## [Stated problem]
Where a line in the listing below contains the word "seaborn", copy that line.

## [Data listing]
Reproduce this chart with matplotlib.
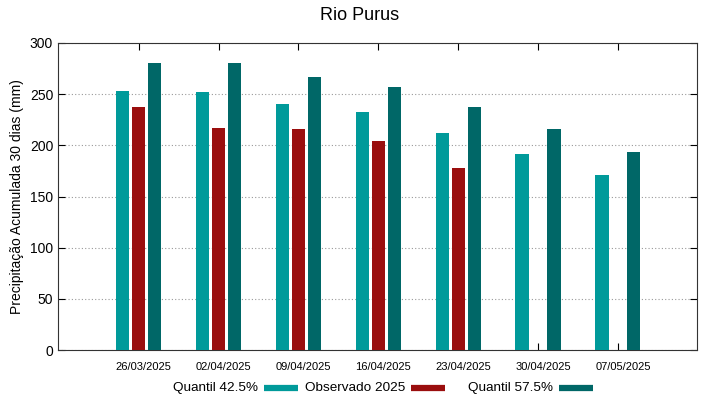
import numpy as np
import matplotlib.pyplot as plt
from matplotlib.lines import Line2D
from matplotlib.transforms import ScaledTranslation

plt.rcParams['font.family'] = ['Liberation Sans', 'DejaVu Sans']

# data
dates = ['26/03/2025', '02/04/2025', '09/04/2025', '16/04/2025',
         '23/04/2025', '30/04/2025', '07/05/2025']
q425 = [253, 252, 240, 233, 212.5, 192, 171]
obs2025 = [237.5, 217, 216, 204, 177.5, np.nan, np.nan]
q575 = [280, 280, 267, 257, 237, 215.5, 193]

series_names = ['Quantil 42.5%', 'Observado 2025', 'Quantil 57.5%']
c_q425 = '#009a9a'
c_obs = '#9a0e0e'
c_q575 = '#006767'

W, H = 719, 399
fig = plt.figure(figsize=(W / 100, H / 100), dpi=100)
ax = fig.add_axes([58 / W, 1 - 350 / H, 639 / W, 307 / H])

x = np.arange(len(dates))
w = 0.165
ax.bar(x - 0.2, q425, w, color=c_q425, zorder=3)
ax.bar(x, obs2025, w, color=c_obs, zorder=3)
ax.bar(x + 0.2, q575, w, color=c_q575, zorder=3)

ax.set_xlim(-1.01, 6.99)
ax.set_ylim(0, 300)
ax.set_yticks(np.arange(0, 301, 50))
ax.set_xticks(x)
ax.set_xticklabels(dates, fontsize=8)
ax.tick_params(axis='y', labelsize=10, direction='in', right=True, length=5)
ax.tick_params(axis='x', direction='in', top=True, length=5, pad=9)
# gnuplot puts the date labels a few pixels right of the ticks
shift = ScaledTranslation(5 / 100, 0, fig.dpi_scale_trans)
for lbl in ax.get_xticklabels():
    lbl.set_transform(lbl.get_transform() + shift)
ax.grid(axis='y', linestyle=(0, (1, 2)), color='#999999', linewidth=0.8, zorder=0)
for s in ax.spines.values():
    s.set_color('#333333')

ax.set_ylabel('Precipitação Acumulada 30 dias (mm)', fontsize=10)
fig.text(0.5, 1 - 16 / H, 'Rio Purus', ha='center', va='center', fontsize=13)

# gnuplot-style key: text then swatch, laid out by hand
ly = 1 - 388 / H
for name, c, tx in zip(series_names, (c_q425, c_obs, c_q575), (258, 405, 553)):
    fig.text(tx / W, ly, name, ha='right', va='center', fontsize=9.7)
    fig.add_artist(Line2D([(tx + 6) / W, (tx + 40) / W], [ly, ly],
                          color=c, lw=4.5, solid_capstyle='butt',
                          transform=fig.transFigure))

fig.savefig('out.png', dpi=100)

* * *

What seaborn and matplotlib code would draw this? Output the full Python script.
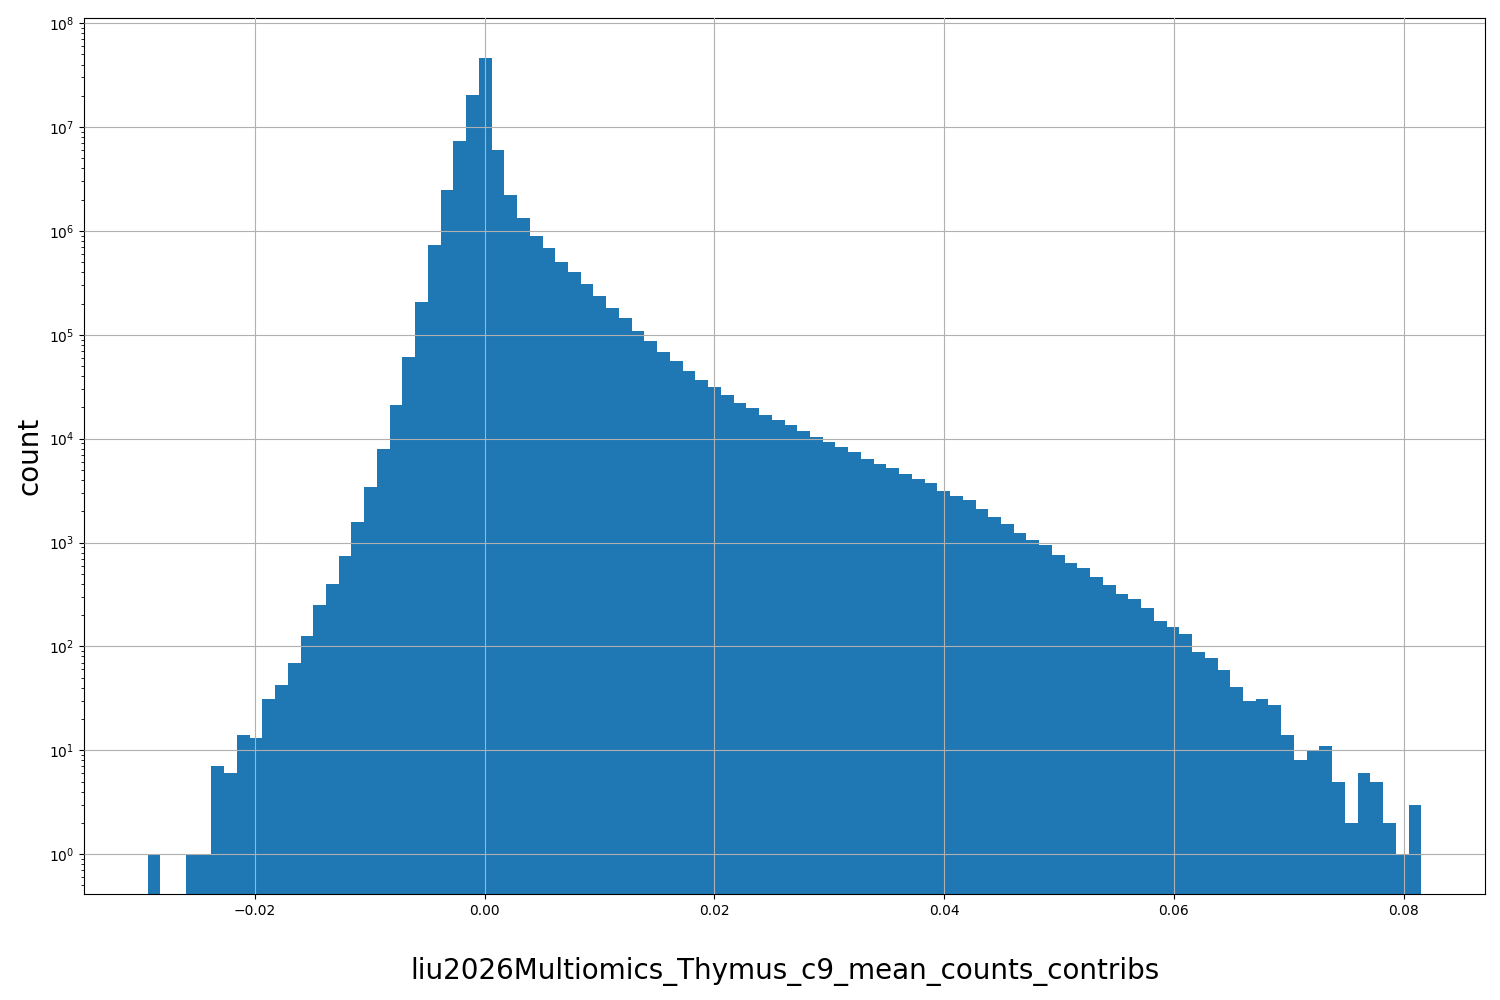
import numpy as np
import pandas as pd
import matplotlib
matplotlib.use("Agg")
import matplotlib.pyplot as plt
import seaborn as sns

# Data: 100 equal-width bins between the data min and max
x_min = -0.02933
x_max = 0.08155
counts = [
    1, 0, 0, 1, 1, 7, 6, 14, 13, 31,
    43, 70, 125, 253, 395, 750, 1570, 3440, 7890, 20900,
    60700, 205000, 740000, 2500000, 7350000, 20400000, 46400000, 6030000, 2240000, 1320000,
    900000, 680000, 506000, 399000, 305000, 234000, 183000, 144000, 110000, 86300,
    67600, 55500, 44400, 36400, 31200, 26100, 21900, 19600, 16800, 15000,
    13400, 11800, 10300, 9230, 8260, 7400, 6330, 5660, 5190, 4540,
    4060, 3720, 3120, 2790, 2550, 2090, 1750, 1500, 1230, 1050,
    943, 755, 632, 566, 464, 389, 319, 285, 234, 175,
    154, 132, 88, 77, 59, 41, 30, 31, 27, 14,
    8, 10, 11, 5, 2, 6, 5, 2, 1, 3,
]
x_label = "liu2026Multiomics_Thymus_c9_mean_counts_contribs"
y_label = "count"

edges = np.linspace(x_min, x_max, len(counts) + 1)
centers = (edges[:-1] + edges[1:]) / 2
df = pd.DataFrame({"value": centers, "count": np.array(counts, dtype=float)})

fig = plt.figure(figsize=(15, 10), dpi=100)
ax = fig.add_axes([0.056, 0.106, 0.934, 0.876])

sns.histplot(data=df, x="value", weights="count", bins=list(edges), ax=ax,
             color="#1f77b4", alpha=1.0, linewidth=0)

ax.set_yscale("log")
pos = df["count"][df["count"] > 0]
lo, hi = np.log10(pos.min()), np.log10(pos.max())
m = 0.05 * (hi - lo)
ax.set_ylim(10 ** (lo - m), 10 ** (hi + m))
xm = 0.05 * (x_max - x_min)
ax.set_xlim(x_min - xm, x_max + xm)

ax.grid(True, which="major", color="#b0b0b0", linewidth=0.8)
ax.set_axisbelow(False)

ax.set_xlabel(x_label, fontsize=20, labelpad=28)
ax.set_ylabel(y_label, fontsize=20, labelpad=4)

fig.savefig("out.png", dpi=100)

==

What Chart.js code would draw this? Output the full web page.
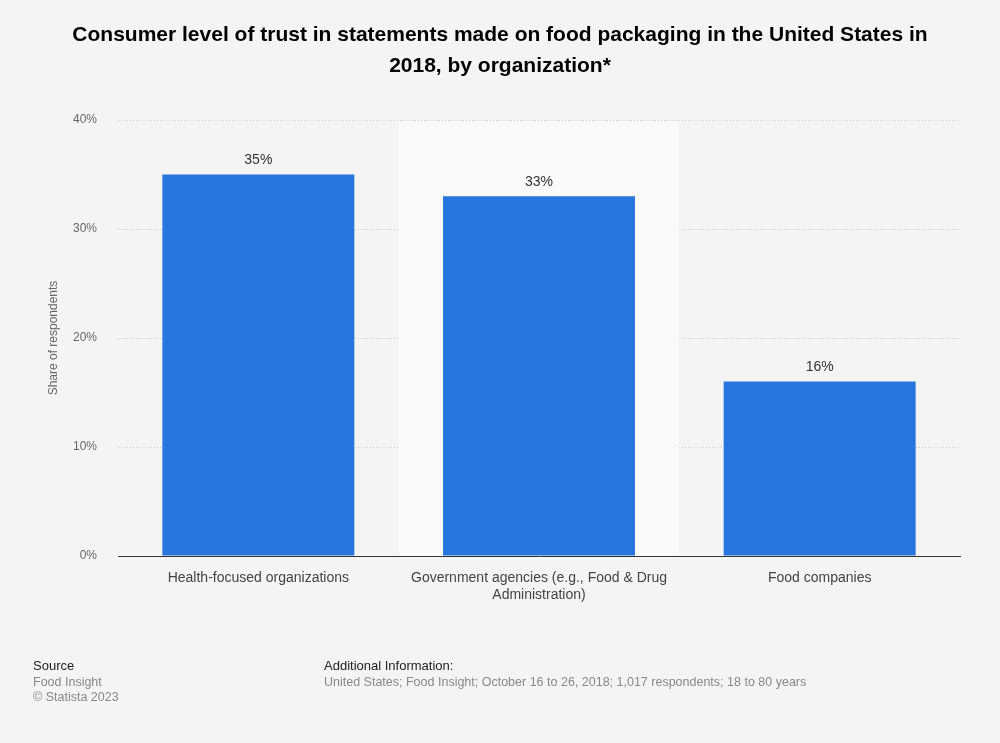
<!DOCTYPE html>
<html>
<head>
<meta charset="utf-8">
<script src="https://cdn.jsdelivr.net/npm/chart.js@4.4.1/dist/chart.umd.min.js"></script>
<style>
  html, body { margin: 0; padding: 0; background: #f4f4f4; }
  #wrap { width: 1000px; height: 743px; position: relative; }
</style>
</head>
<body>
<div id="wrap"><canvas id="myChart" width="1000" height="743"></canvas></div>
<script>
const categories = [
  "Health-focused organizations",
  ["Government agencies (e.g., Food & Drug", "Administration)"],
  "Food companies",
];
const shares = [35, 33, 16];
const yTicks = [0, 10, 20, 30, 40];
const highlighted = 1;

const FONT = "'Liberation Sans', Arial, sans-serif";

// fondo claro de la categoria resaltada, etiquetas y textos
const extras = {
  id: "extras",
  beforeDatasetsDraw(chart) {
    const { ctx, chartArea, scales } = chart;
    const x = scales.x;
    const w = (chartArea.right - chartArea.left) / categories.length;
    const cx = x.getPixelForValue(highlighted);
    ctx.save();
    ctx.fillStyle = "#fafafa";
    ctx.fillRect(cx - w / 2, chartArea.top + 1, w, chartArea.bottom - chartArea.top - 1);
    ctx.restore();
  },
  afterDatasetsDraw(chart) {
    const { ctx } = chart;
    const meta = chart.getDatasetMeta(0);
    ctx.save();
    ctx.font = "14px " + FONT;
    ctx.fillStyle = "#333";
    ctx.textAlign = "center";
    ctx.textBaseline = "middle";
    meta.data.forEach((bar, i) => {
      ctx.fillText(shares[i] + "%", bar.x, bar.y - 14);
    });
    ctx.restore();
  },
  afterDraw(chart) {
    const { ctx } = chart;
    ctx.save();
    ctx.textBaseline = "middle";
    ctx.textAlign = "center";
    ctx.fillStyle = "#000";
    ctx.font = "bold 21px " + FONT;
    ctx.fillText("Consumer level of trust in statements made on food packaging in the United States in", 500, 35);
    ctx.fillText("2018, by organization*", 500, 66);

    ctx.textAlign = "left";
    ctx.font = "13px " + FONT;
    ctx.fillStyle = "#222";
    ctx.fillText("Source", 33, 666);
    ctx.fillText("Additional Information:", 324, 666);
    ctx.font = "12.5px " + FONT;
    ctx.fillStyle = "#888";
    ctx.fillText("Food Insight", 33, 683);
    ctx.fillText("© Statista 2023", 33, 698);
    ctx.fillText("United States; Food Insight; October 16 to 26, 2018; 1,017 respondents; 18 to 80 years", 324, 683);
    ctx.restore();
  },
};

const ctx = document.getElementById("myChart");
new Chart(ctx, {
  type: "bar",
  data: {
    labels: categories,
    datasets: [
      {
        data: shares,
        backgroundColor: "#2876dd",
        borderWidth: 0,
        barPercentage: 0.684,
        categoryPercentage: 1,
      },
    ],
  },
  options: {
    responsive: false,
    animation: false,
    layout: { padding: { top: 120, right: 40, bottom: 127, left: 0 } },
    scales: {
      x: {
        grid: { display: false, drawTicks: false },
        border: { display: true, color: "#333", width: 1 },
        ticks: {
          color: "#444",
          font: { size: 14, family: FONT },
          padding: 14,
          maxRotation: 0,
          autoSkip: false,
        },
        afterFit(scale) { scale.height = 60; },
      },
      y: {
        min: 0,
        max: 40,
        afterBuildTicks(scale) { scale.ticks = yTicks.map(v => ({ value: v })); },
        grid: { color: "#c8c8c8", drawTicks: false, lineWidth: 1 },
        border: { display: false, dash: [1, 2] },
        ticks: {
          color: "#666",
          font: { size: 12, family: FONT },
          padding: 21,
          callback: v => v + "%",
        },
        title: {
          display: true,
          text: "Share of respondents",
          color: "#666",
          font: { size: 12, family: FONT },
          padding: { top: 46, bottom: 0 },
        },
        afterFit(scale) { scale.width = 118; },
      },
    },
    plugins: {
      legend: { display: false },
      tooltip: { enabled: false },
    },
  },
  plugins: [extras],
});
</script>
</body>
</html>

## [Solution to the exercise]
What seaborn and matplotlib code would draw this? Output the full Python script.
import seaborn as sns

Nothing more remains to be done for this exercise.